- _Given request_:
Transcribe the full listing exactly, and drop every picture.

---------------

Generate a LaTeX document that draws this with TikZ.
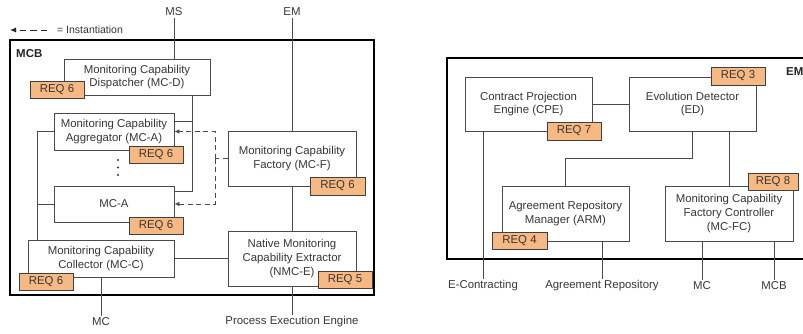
\documentclass[tikz,border=0pt]{standalone}
\usepackage{fontspec}
\setmainfont{Liberation Sans}
\usetikzlibrary{arrows.meta,shadows}
\definecolor{reqfill}{RGB}{247,185,132}
\definecolor{txt}{RGB}{55,55,55}
\definecolor{ln}{RGB}{75,75,75}
\begin{document}
\begin{tikzpicture}[x=1pt,y=-1pt,
  font=\fontsize{11.4}{13.6}\selectfont, text=txt,
  box/.style={draw=ln, line width=0.8pt, fill=white, align=center, inner sep=2pt},
  req/.style={draw=black!75, line width=0.9pt, fill=reqfill, inner sep=1pt, minimum width=54pt, minimum height=17pt,
    drop shadow={shadow xshift=0.9pt, shadow yshift=-0.9pt, fill=black!60, opacity=1}},
  outer/.style={draw=black, line width=1.6pt},
  lab/.style={inner sep=1.5pt},
  conn/.style={draw=ln, line width=0.8pt},
  inst/.style={draw=ln, line width=0.8pt, dash pattern=on 5pt off 3.5pt, -{Latex[length=5pt,width=4.5pt]}},
  legarrow/.style={draw=black!85, line width=1pt, dash pattern=on 6.5pt off 4pt, -{Latex[length=6pt,width=5pt]}}]
\useasboundingbox (0,0) rectangle (803,333);
\clip (0,0) rectangle (803,333);

% ---------- legend ----------
\coordinate (lgA) at (47,30);
\coordinate (lgB) at (10,30);
\draw[legarrow] (lgA) -- (lgB);
\node[anchor=west, inner sep=0, font=\fontsize{10.5}{12}\selectfont] (lgtxt) at (57,30) {= Instantiation};

% ---------- MCB ----------
\node[outer, minimum width=364pt, minimum height=255pt] (mcbbox) at (192,167.5) {};
\node[anchor=north west, inner sep=0, font=\fontsize{11.5}{13}\selectfont\bfseries, text=black!85] (mcbtitle) at (16,49) {MCB};

\node[box, minimum width=146pt, minimum height=36pt] (mcd) at (137,77) {Monitoring Capability\\Dispatcher (MC-D)};
\node[box, minimum width=120pt, minimum height=37pt] (mcaA) at (114,131.5) {Monitoring Capability\\Aggregator (MC-A)};
\node[box, minimum width=120pt, minimum height=36pt] (mcaB) at (114,204) {MC-A};
\node[box, minimum width=146pt, minimum height=37pt] (mcc) at (101,258.5) {Monitoring Capability\\Collector (MC-C)};
\node[box, minimum width=128pt, minimum height=55pt] (mcf) at (292,158.5) {Monitoring Capability\\Factory (MC-F)};
\node[box, minimum width=128pt, minimum height=55pt] (nmce) at (292,258.5) {Native Monitoring\\Capability Extractor\\(NMC-E)};

\node[req] (rqd) at (57,89.5) {REQ 6};
\node[req] (rqaA) at (156,154.5) {REQ 6};
\node[req] (rqaB) at (156,225.5) {REQ 6};
\node[req] (rqc) at (46,281.5) {REQ 6};
\node[req, minimum width=55pt, minimum height=18pt] (rqf) at (337.5,186) {REQ 6};
\node[req] (rqn) at (345,280) {REQ 5};

\fill[txt] (118,160) circle (1.2pt) (118,167.5) circle (1.2pt) (118,175) circle (1.2pt);

\node[lab] (ms) at (174,12) {MS};
\node[lab] (emtop) at (292,12) {EM};
\node[lab] (mcbot) at (101,322) {MC};
\node[lab] (pee) at (292,322) {Process Execution Engine};

\draw[conn] (ms.south) -- (ms.south |- mcd.north);
\draw[conn] (emtop.south) -- (mcf.north);
\coordinate (dj) at (192,191);
\coordinate (dk) at (192,121);
\draw[conn] (mcd.south -| dj) -- (dj) -- (dj -| mcaB.east);
\draw[conn] (dk -| mcaA.east) -- (dk);
\coordinate (bus) at (37,131.5);
\draw[conn] (mcaA.west) -- (bus) -- (bus |- mcc.north);
\draw[conn] (mcaB.west) -- (mcaB.west -| bus);
\draw[conn] (mcc.east) -- (nmce.west);
\draw[conn] (mcc.south) -- (mcbot.north);
\draw[conn] (mcf.south) -- (nmce.north);
\draw[conn] (nmce.south) -- (pee.north);

\coordinate (dd) at (215,158.5);
\draw[conn, dash pattern=on 5pt off 3.5pt] (mcf.west) -- (dd);
\draw[inst] (dd) |- (mcaA.east);
\draw[inst] (dd) |- (mcaB.east);

% ---------- EM ----------
\node[outer, minimum width=370pt, minimum height=201pt] (embox) at (632,158.5) {};
\node[anchor=north west, inner sep=0, font=\fontsize{11.5}{13}\selectfont\bfseries, text=black!85] (emtitle) at (786,67) {EM};

\node[box, minimum width=127pt, minimum height=54pt] (cpe) at (528.5,104) {Contract Projection\\Engine (CPE)};
\node[box, minimum width=127pt, minimum height=54pt] (ed) at (692.5,104) {Evolution Detector\\(ED)};
\node[box, minimum width=127pt, minimum height=55pt] (arm) at (565.5,213.5) {Agreement Repository\\Manager (ARM)};
\node[box, minimum width=128pt, minimum height=55pt] (mcfc) at (729,213.5) {Monitoring Capability\\Factory Controller\\(MC-FC)};

\node[req, minimum height=18pt] (rq7) at (574,131) {REQ 7};
\node[req, minimum height=18pt] (rq3) at (738,76) {REQ 3};
\node[req, minimum width=55pt] (rq4) at (519.5,241) {REQ 4};
\node[req, minimum width=50pt] (rq8) at (773,181.5) {REQ 8};

\node[lab] (econ) at (483,286) {E-Contracting};
\node[lab] (arep) at (602,286) {Agreement Repository};
\node[lab] (mcr) at (702,286) {MC};
\node[lab] (mcbr) at (774,286) {MCB};

\draw[conn] (cpe.east) -- (ed.west);
\coordinate (ej) at (692,158);
\draw[conn] (ed.south -| ej) -- (ej) -| (arm.north);
\draw[conn] (mcfc.north |- ed.south) -- (mcfc.north);
\draw[conn] (cpe.south -| econ) -- (econ.north);
\draw[conn] (arm.south -| arep) -- (arep.north);
\draw[conn] (mcfc.south -| mcr) -- (mcr.north);
\draw[conn] (mcfc.south -| mcbr) -- (mcbr.north);
\end{tikzpicture}
\end{document}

---------------

- _The completed task_:
Generate a LaTeX document that draws this with TikZ.
\documentclass[tikz,border=0pt]{standalone}
\usepackage{fontspec}
\setmainfont{Liberation Sans}
\usetikzlibrary{arrows.meta,shadows}
\definecolor{reqfill}{RGB}{247,185,132}
\definecolor{txt}{RGB}{55,55,55}
\definecolor{ln}{RGB}{75,75,75}
\begin{document}
\begin{tikzpicture}[x=1pt,y=-1pt,
  font=\fontsize{11.4}{13.6}\selectfont, text=txt,
  box/.style={draw=ln, line width=0.8pt, fill=white, align=center, inner sep=2pt},
  req/.style={draw=black!75, line width=0.9pt, fill=reqfill, inner sep=1pt, minimum width=54pt, minimum height=17pt,
    drop shadow={shadow xshift=0.9pt, shadow yshift=-0.9pt, fill=black!60, opacity=1}},
  outer/.style={draw=black, line width=1.6pt},
  lab/.style={inner sep=1.5pt},
  conn/.style={draw=ln, line width=0.8pt},
  inst/.style={draw=ln, line width=0.8pt, dash pattern=on 5pt off 3.5pt, -{Latex[length=5pt,width=4.5pt]}},
  legarrow/.style={draw=black!85, line width=1pt, dash pattern=on 6.5pt off 4pt, -{Latex[length=6pt,width=5pt]}}]
\useasboundingbox (0,0) rectangle (803,333);
\clip (0,0) rectangle (803,333);

% ---------- legend ----------
\coordinate (lgA) at (47,30);
\coordinate (lgB) at (10,30);
\draw[legarrow] (lgA) -- (lgB);
\node[anchor=west, inner sep=0, font=\fontsize{10.5}{12}\selectfont] (lgtxt) at (57,30) {= Instantiation};

% ---------- MCB ----------
\node[outer, minimum width=364pt, minimum height=255pt] (mcbbox) at (192,167.5) {};
\node[anchor=north west, inner sep=0, font=\fontsize{11.5}{13}\selectfont\bfseries, text=black!85] (mcbtitle) at (16,49) {MCB};

\node[box, minimum width=146pt, minimum height=36pt] (mcd) at (137,77) {Monitoring Capability\\Dispatcher (MC-D)};
\node[box, minimum width=120pt, minimum height=37pt] (mcaA) at (114,131.5) {Monitoring Capability\\Aggregator (MC-A)};
\node[box, minimum width=120pt, minimum height=36pt] (mcaB) at (114,204) {MC-A};
\node[box, minimum width=146pt, minimum height=37pt] (mcc) at (101,258.5) {Monitoring Capability\\Collector (MC-C)};
\node[box, minimum width=128pt, minimum height=55pt] (mcf) at (292,158.5) {Monitoring Capability\\Factory (MC-F)};
\node[box, minimum width=128pt, minimum height=55pt] (nmce) at (292,258.5) {Native Monitoring\\Capability Extractor\\(NMC-E)};

\node[req] (rqd) at (57,89.5) {REQ 6};
\node[req] (rqaA) at (156,154.5) {REQ 6};
\node[req] (rqaB) at (156,225.5) {REQ 6};
\node[req] (rqc) at (46,281.5) {REQ 6};
\node[req, minimum width=55pt, minimum height=18pt] (rqf) at (337.5,186) {REQ 6};
\node[req] (rqn) at (345,280) {REQ 5};

\fill[txt] (118,160) circle (1.2pt) (118,167.5) circle (1.2pt) (118,175) circle (1.2pt);

\node[lab] (ms) at (174,12) {MS};
\node[lab] (emtop) at (292,12) {EM};
\node[lab] (mcbot) at (101,322) {MC};
\node[lab] (pee) at (292,322) {Process Execution Engine};

\draw[conn] (ms.south) -- (ms.south |- mcd.north);
\draw[conn] (emtop.south) -- (mcf.north);
\coordinate (dj) at (192,191);
\coordinate (dk) at (192,121);
\draw[conn] (mcd.south -| dj) -- (dj) -- (dj -| mcaB.east);
\draw[conn] (dk -| mcaA.east) -- (dk);
\coordinate (bus) at (37,131.5);
\draw[conn] (mcaA.west) -- (bus) -- (bus |- mcc.north);
\draw[conn] (mcaB.west) -- (mcaB.west -| bus);
\draw[conn] (mcc.east) -- (nmce.west);
\draw[conn] (mcc.south) -- (mcbot.north);
\draw[conn] (mcf.south) -- (nmce.north);
\draw[conn] (nmce.south) -- (pee.north);

\coordinate (dd) at (215,158.5);
\draw[conn, dash pattern=on 5pt off 3.5pt] (mcf.west) -- (dd);
\draw[inst] (dd) |- (mcaA.east);
\draw[inst] (dd) |- (mcaB.east);

% ---------- EM ----------
\node[outer, minimum width=370pt, minimum height=201pt] (embox) at (632,158.5) {};
\node[anchor=north west, inner sep=0, font=\fontsize{11.5}{13}\selectfont\bfseries, text=black!85] (emtitle) at (786,67) {EM};

\node[box, minimum width=127pt, minimum height=54pt] (cpe) at (528.5,104) {Contract Projection\\Engine (CPE)};
\node[box, minimum width=127pt, minimum height=54pt] (ed) at (692.5,104) {Evolution Detector\\(ED)};
\node[box, minimum width=127pt, minimum height=55pt] (arm) at (565.5,213.5) {Agreement Repository\\Manager (ARM)};
\node[box, minimum width=128pt, minimum height=55pt] (mcfc) at (729,213.5) {Monitoring Capability\\Factory Controller\\(MC-FC)};

\node[req, minimum height=18pt] (rq7) at (574,131) {REQ 7};
\node[req, minimum height=18pt] (rq3) at (738,76) {REQ 3};
\node[req, minimum width=55pt] (rq4) at (519.5,241) {REQ 4};
\node[req, minimum width=50pt] (rq8) at (773,181.5) {REQ 8};

\node[lab] (econ) at (483,286) {E-Contracting};
\node[lab] (arep) at (602,286) {Agreement Repository};
\node[lab] (mcr) at (702,286) {MC};
\node[lab] (mcbr) at (774,286) {MCB};

\draw[conn] (cpe.east) -- (ed.west);
\coordinate (ej) at (692,158);
\draw[conn] (ed.south -| ej) -- (ej) -| (arm.north);
\draw[conn] (mcfc.north |- ed.south) -- (mcfc.north);
\draw[conn] (cpe.south -| econ) -- (econ.north);
\draw[conn] (arm.south -| arep) -- (arep.north);
\draw[conn] (mcfc.south -| mcr) -- (mcr.north);
\draw[conn] (mcfc.south -| mcbr) -- (mcbr.north);
\end{tikzpicture}
\end{document}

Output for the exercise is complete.